De nouveaux pourparlers samedi et dimanche au Caire se sont heurtés à l'intransigeance des deux camps. Le Hamas continue à réclamer un cessez-le-feu définitif tandis qu'Israël promet de détruire le mouvement islamiste au pouvoir à Gaza. Des discussions de trêve devaient en principe se poursuivre ce lundi au Qatar, le principal pays médiateur, où est attendu le directeur de la CIA, William Burns.
Outre les États-Unis, les capitales et organisations internationales s'opposent à l'opération annoncée d'Israël. Cet ordre d'évacuation « laisse présager le pire : davantage de guerre et de famine. C'est inacceptable. Israël doit renoncer à une offensive terrestre » à Rafah, a lancé lundi le chef de la diplomatie de l'Union européenne, Josep Borrell.

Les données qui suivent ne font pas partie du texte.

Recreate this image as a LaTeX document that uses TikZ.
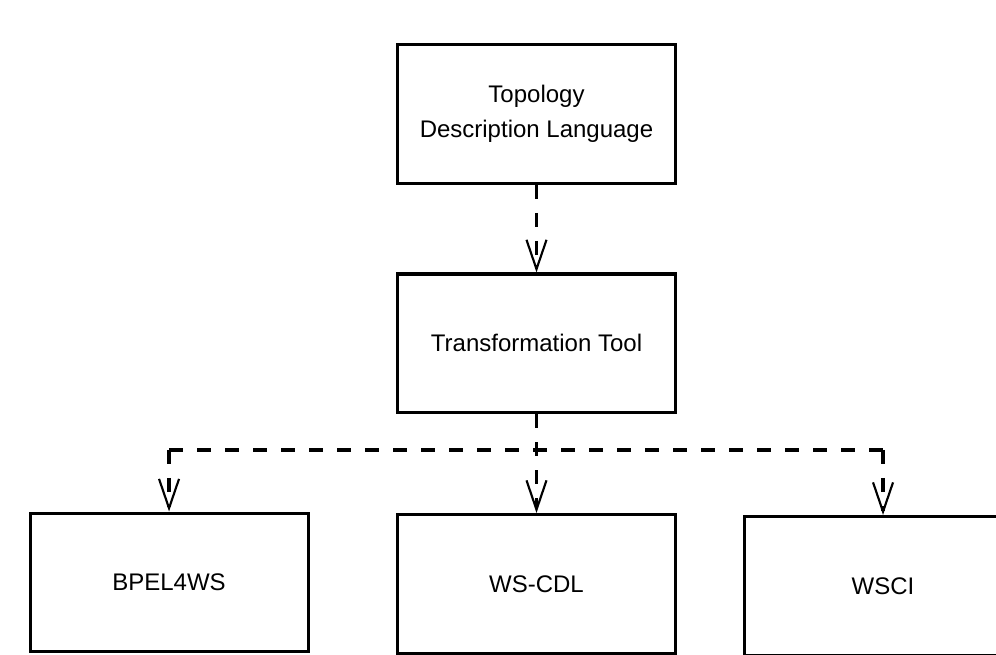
\documentclass[tikz,border=0pt]{standalone}
\usepackage{fontspec}
\setmainfont{Liberation Sans}
\usetikzlibrary{arrows.meta, positioning}
\tikzstyle{block} = [rectangle, minimum width=208.5pt, minimum height=104pt, text centered, align=center, draw=black, line width=2.3pt, font=\fontsize{18pt}{26pt}\selectfont]
\tikzstyle{dline} = [line width=2.6pt, dash pattern=on 10.5pt off 10.5pt]
\tikzstyle{arrow} = [dline, -{Straight Barb[length=22pt, width=15pt, line width=1.6pt]}]

\begin{document}
\begin{tikzpicture}[x=0.75pt, y=-0.75pt]
%background
\clip (0,0) rectangle (996,655);
%nodes
\node (tdl) [block] at (536.5,114) {Topology\\Description Language};
\node (trans) [block, below of=tdl, node distance=172pt] {Transformation Tool};
\node (wscdl) [block, below of=trans, node distance=180.4pt] {WS-CDL};
\node (bpel) [block, left of=wscdl, node distance=275.6pt, yshift=1.1pt] {BPEL4WS};
\node (wsci) [block, right of=wscdl, node distance=259.9pt, yshift=-1.5pt] {WSCI};
\coordinate (split) at (536,450);

%arrows
\draw [arrow] (tdl) -- (trans);
\draw [arrow] (trans) -- (wscdl);
\draw [dline] (bpel |- split) -- (wsci |- split);
\draw [arrow] (bpel |- split) -- (bpel);
\draw [arrow] (wsci |- split) -- (wsci);
\end{tikzpicture}
\end{document}
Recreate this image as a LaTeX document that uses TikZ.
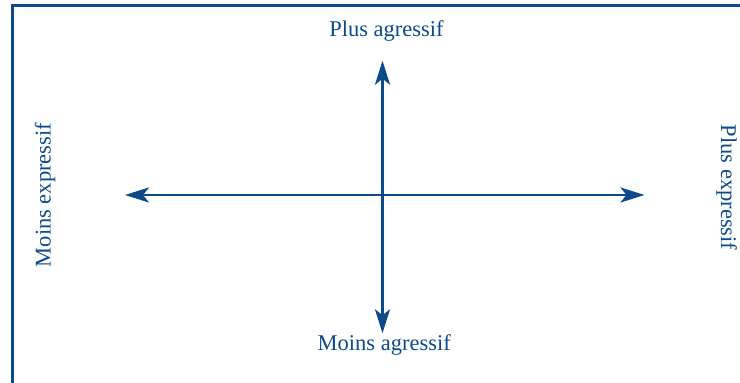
\documentclass[tikz,border=0pt]{standalone}
\usepackage{fontspec}
\setmainfont{Liberation Serif}
\usetikzlibrary{arrows.meta}
\definecolor{navy}{RGB}{12,74,138}
\begin{document}
\begin{tikzpicture}[x=1pt,y=1pt,
  tip/.style={Stealth[length=24pt,width=15pt,inset=6pt]},
  axis/.style={draw=navy,line width=2.7pt,{Stealth[length=24pt,width=15pt,inset=6pt]}-{Stealth[length=24pt,width=15pt,inset=6pt]}},
  label/.style={text=navy,font=\fontsize{22.5}{26}\selectfont,inner sep=0pt,anchor=base}]
\useasboundingbox (0,0) rectangle (740,383);
\clip (0,0) rectangle (740,383);
% frame (only its top and left sides fall inside the page)
\draw[navy,line width=2.8pt] (12.3,-20) rectangle (780,377.5);
% axis end points
\coordinate (west) at (125,188);
\coordinate (east) at (644.5,188);
\coordinate (north) at (382.5,322.3);
\coordinate (south) at (382.5,49.7);
\draw[axis] (west) -- (east);
\draw[axis] (south) -- (north);
% labels
\node[label] (top) at (386.5,346.3) {Plus agressif};
\node[label] (bottom) at (384.2,32.5) {Moins agressif};
\node[label,rotate=90] (left) at (50.7,188) {Moins expressif};
\node[label,rotate=-90] (right) at (721,195.5) {Plus expressif};
\end{tikzpicture}
\end{document}
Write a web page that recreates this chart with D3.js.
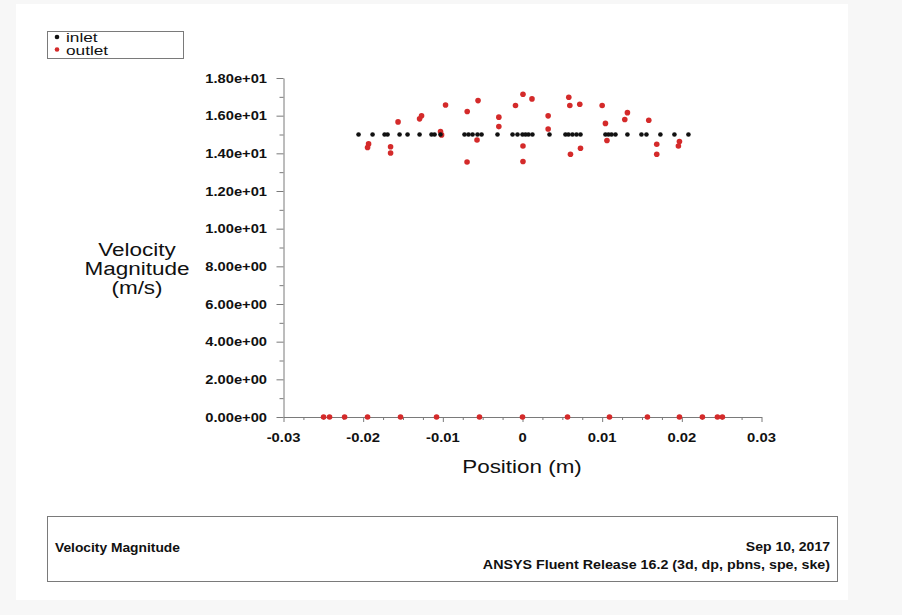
<!DOCTYPE html>
<html>
<head>
<meta charset="utf-8">
<script src="https://cdn.jsdelivr.net/npm/d3@7"></script>
<style>
  html, body { margin: 0; padding: 0; background: #f7f7f7; }
  svg { display: block; }
  text { font-family: "Liberation Sans", Arial, sans-serif; fill: #111; }
</style>
</head>
<body>
<svg id="chart" width="902" height="615"></svg>
<script>
// Inlet profile: position (m) of each inlet sample, all at 15 m/s
const inletX = [-0.02058, -0.01882, -0.01731, -0.01694, -0.01543, -0.01443, -0.01292,
  -0.01142, -0.01104, -0.01029, -0.00728, -0.00678, -0.00627, -0.00565, -0.00514,
  -0.00314, -0.00125, -0.00063, 0.0, 0.00038, 0.00075, 0.00125, 0.00339, 0.00539,
  0.00577, 0.00627, 0.00678, 0.00728, 0.01041, 0.01079, 0.01117, 0.01167, 0.01317,
  0.01493, 0.01556, 0.01731, 0.01907, 0.02083];
const inletV = inletX.map(() => 15.0);

// Outlet profile: position (m) and velocity magnitude (m/s)
const outletX = [-0.01932, -0.01945, -0.01656, -0.01656, -0.01562, -0.01292, -0.01267,
  -0.01029, -0.01016, -0.00966, -0.00694, -0.00558, -0.00571, -0.00696, -0.00297,
  -0.00297, -0.00088, 0.00006, 0.00119, 0.00006, 0.00006, 0.00322, 0.00322, 0.00581,
  0.00594, 0.00719, 0.00602, 0.00728, 0.01000, 0.01041, 0.01060, 0.01317, 0.01284,
  0.01585, 0.01685, 0.01685, 0.01970, 0.01957,
  -0.02497, -0.02422, -0.02233, -0.01945, -0.01531, -0.01079, -0.00540, 0.0,
  0.00565, 0.01092, 0.01568, 0.01970, 0.02258, 0.02447, 0.02509];
const outletV = [14.50, 14.31, 14.35, 14.02, 15.67, 15.83, 15.99,
  15.16, 14.98, 16.57, 16.22, 16.80, 14.71, 13.54, 15.92,
  15.42, 16.54, 17.14, 16.89, 14.39, 13.57, 15.99, 15.29, 16.98,
  16.54, 16.61, 13.95, 14.27, 16.54, 15.59, 14.68, 16.16, 15.80,
  15.76, 14.48, 13.95, 14.63, 14.39,
  0, 0, 0, 0, 0, 0, 0, 0,
  0, 0, 0, 0, 0, 0, 0];

// Axis ticks and labels
const xTicks = [-0.03, -0.02, -0.01, 0, 0.01, 0.02, 0.03];
const xTickLabels = ["-0.03", "-0.02", "-0.01", "0", "0.01", "0.02", "0.03"];
const yTicks = [0, 2, 4, 6, 8, 10, 12, 14, 16, 18];
const yTickLabels = ["0.00e+00", "2.00e+00", "4.00e+00", "6.00e+00", "8.00e+00",
  "1.00e+01", "1.20e+01", "1.40e+01", "1.60e+01", "1.80e+01"];
const legendNames = ["inlet", "outlet"];
const titleLines = ["Velocity", "Magnitude", "(m/s)"];

const AXIS = "#7a7a7a";
const RED = "#d42a2a";
const BLACK = "#111111";

const svg = d3.select("#chart");

// Sheet
svg.append("rect").attr("x", 16).attr("y", 4).attr("width", 832).attr("height", 596)
  .attr("fill", "#ffffff");

// Horizontally widened text, anchored at (x, y)
function wideText(parent, x, y, str, size, weight, anchor, sx) {
  return parent.append("text")
    .attr("transform", `translate(${x},${y}) scale(${sx},1)`)
    .attr("text-anchor", anchor)
    .style("font-size", size + "px")
    .style("font-weight", weight)
    .text(str);
}

const x = d3.scaleLinear().domain([-0.03, 0.03]).range([283.5, 761.5]);
const y = d3.scaleLinear().domain([0, 18]).range([417, 78]);

// X axis (ticks point down)
const xAxis = d3.axisBottom(x)
  .tickValues(d3.range(-0.03, 0.03001, 0.0025))
  .tickSizeOuter(0)
  .tickFormat(() => "");
const gx = svg.append("g").attr("transform", `translate(0,${y(0)})`).call(xAxis);
gx.select(".domain").attr("stroke", AXIS);
gx.selectAll(".tick line").attr("stroke", AXIS)
  .attr("y2", d => (Math.abs(Math.round(d * 100) - d * 100) < 1e-6 ? 5 : 3));

xTicks.forEach((t, i) => {
  wideText(svg, x(t), 442, xTickLabels[i], 13, "bold", "middle", 1.14);
});

// Y axis (ticks point left)
const yAxis = d3.axisLeft(y)
  .tickValues(d3.range(0, 18.001, 1))
  .tickSizeOuter(0)
  .tickFormat(() => "");
const gy = svg.append("g").attr("transform", `translate(${x(-0.03)},0)`).call(yAxis);
gy.select(".domain").attr("stroke", AXIS);
gy.selectAll(".tick line").attr("stroke", AXIS)
  .attr("x2", d => (d % 2 === 0 ? -7 : -4));

yTicks.forEach((t, i) => {
  wideText(svg, 267, y(t) + 4.5, yTickLabels[i], 13, "bold", "end", 1.13);
});

// Axis titles
wideText(svg, 522, 473, "Position (m)", 19, "normal", "middle", 1.18);
titleLines.forEach((s, i) => {
  wideText(svg, 137, 256 + i * 19, s, 18, "normal", "middle", 1.25);
});

// Series
svg.append("g").selectAll("circle").data(outletX)
  .join("circle")
  .attr("cx", (d, i) => x(d))
  .attr("cy", (d, i) => y(outletV[i]))
  .attr("r", 2.8)
  .attr("fill", RED);

svg.append("g").selectAll("circle").data(inletX)
  .join("circle")
  .attr("cx", (d, i) => x(d))
  .attr("cy", (d, i) => y(inletV[i]))
  .attr("r", 2.3)
  .attr("fill", BLACK);

// Legend
const lg = svg.append("g");
lg.append("rect").attr("x", 47.5).attr("y", 31.5).attr("width", 136).attr("height", 27)
  .attr("fill", "#fff").attr("stroke", AXIS);
const legendColors = [BLACK, RED];
legendNames.forEach((n, i) => {
  lg.append("circle").attr("cx", 57).attr("cy", 37 + i * 12.5).attr("r", 2.3)
    .attr("fill", legendColors[i]);
  wideText(lg, 66, 41.5 + i * 13.5, n, 12.5, "normal", "start", 1.38);
});

// Footer panel
const ft = svg.append("g");
ft.append("rect").attr("x", 47.5).attr("y", 516.5).attr("width", 790).attr("height", 65)
  .attr("fill", "#fff").attr("stroke", AXIS);
wideText(ft, 55, 552, "Velocity Magnitude", 12, "bold", "start", 1.15);
wideText(ft, 830, 551, "Sep 10, 2017", 12, "bold", "end", 1.17);
wideText(ft, 830, 569, "ANSYS Fluent Release 16.2 (3d, dp, pbns, spe, ske)", 12, "bold", "end", 1.19);
</script>
</body>
</html>
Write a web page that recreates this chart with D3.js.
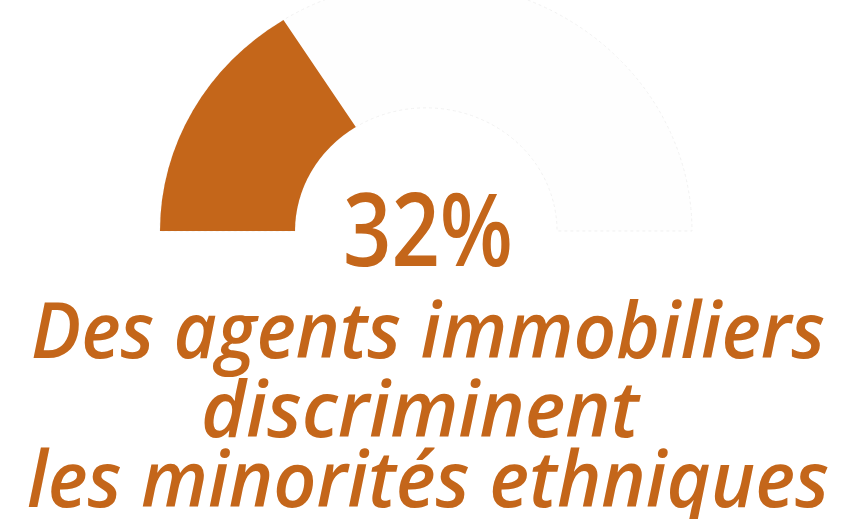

Benjamin Netanyahu campe sur ses positions
Le Premier ministre israélien campe en tout cas fermement sur sa position quant à la suite à donner au conflit à Gaza. « Je dis aux dirigeants du monde entier qu'aucune pression, aucune décision d'une instance internationale n'empêchera Israël de se défendre », a-t-il lancé dimanche, lors d'une cérémonie de commémoration de l'Holocauste au mémorial de Yad Vashem à Jérusalem.
« Si Israël doit rester seul, Israël restera seul », a insisté le Premier ministre israélien.
Il a aussi dénoncé « ce terrible volcan de l'antisémitisme » qui déferle à travers le monde entier contre Israël à propos de sa guerre à Gaza. Benjamin Netanyahu a comparé les manifestations observées dans les universités à travers le monde, notamment aux États-Unis, à la discrimination dont les Juifs ont été victimes dans les universités allemandes pendant la Seconde Guerre mondiale. « Quelle distorsion de la justice et de l'histoire », a-t-il déclaré. Les critiques, a-t-il dit, ne sont pas « dues à nos actions, mais parce que nous existons... parce que nous sommes juifs ». « Aujourd'hui, nous affrontons à nouveau des ennemis déterminés à notre destruction », a déclaré Netanyahu à la grande foule rassemblée pour la cérémonie.
Le Forum des familles d'otages a une nouvelle fois appelé Benjamin Netanyahu à accepter un accord qui permettrait une libération des otages. « M. Netanyahu, l'Histoire ne vous pardonnera pas si vous ratez cette occasion », affirme ce texte.